We have established important contacts with federal agencies and developed working relationships with other organizations and associations with interests similar to those of our client associations. Agencies and organizations in this category include the United States Environmental Protection Agency, the Consumer Products Safety Commission, the Federal Trade Commission, the Department of Energy, the National Solid Waste Management Association, the American Society for Testing and Materials, the Society of the Plastics Industries, the National Association of Home Builders, the Alliance to Save Energy, and others.

As just one example of successful association alliances, the president of the American Newspaper Publishers Association, has displayed an AMC client association's product and describe its benefits as a use for waste newspaper in testimony to a Congressional committee.
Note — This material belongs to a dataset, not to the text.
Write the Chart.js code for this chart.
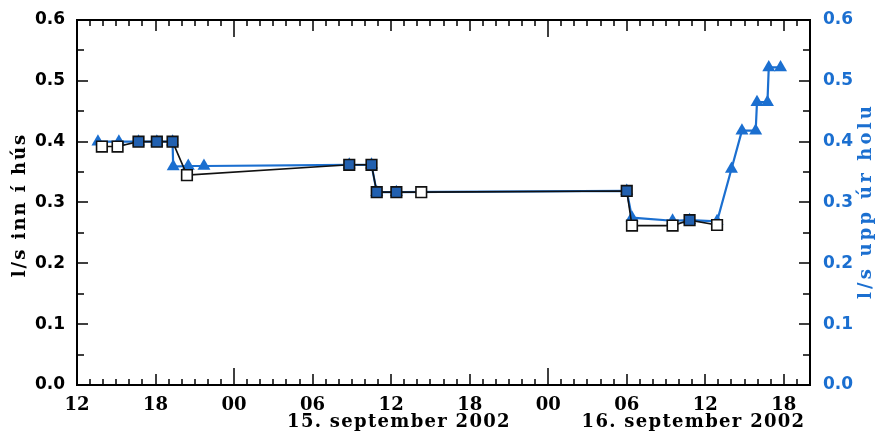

AMC does not believe in approaching government relations from a negative position. Obstinate opposition to legislative or regulatory proposals is rarely productive. We have been pleasantly surprised at how receptive legislators and regulators are to outside groups who honestly help them find realistic solutions to problems. Areas in which AMC has been, or continues to be active in Washington include:

  • Formal recognition of the programs of an AMC client group by the White House Office of Private Sector Initiatives.
  • Continuing contact with CPSC and the Congress in support of continued authority for CPSC to regulate the product of an AMC client. This effort has involved testimony and personal meetings.
  • Liaison with the Federal Trade Commission in support of enforcement of "The R-Value Rule for Thermal Insulation."
    Successful petitioned the FTC for changes in the "R-Value Rule" to specify the technical basis for enforcement.
  • Cooperated with EPA in communicating information about the 1985 RCRA reauthorization changes to hazardous waste generators through workshops and seminars.
  • Primary contributors to EPA guideline on recycled content of insulation materials. (And recognized by USEPA as the single most important and influential industry representatives involved in the guideline development process. An EPA staff member stated: "Without you the guideline would not exist.")
  • Conducted well-attended information breakfasts for senators, representatives, and legislative aides.
  • Induced the Federal Aviation Administration to issue a bulletin correcting erroneous information contained in a construction guideline published under FAA auspices.
  • Worked with legal counsel and technical consultants to obtain an advisory opinion totally supportive of a client association's position from the General Counsel of the Consumer Products Safety Commission.
At the state level we have helped clients successfully defeat a weak and ineffective contractor licensing bill in Ohio, and are now actively working with the legislature to draft appropriate legislation.

Normally government relations move with glacial slowness. However associations must be prepared to act rapidly when fast action is required. Several years ago the State of New Mexico proposed to ban a specific type of construction material.

With only two weeks notice we prepared to participate in a public hearing on this proposal. We acknowledged a legitimate problem with the use of the material, and showed the Construction Industries Division how the problem could be handled without the extreme action of banning the product.

The CID eventually adopted the AMC client's guidelines for the use of the material as a state regulation. Later we conducted seminars for the CID to teach their inspectors how to evaluate installations of the product. The head of the New Mexico CID later characterized this effort as the best industry response he had ever seen.

The point behind these case histories is that in instances where a real problem existed, we approached the challenge by helping solve the problem. In cases where the perceived problem was nonexistent we used facts to demonstrate convincingly that no legislative or regulatory action was required.